The National Archives is having a virtual commemoration of the centennial of the 19th Amendment. The struggle for women’s suffrage, leading up to and beyond the certification of the 19th Amendment on August 26, 1920.

BTW

In recent Presidential elections, female voters outnumber male voters.

‘Ms. Jacobs! Is that you?!’ AOC’s Twitter reunion with her second-grade teacher.

The 19th*

This Poynter article recaps the 2016 presidential election.

“Hillary Clinton was running for president. Two questions followed Clinton. “Is she electable?

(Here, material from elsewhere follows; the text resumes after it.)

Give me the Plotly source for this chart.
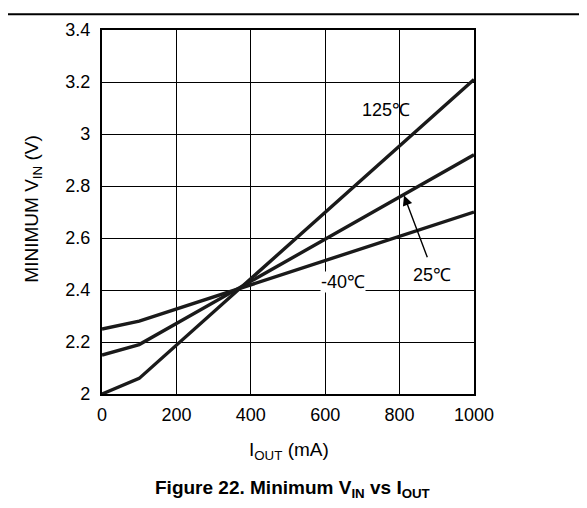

Is she likable?

“‘That felt so unfairly narrowly tailored to women candidates,” [Emily] Ramshaw, [then editor-in-chief of The Texas Tribun] said. “That was the moment it first occurred to me that it would be incredible to have a storytelling platform that was by women for women.'”

Launching August 2, “The 19th* is a nonprofit, nonpartisan newsroom reporting on the intersection of gender, politics, and policy. It is funded by a mix of membership, philanthropy, and corporate underwriting. The name says it all, right down the asterisk.”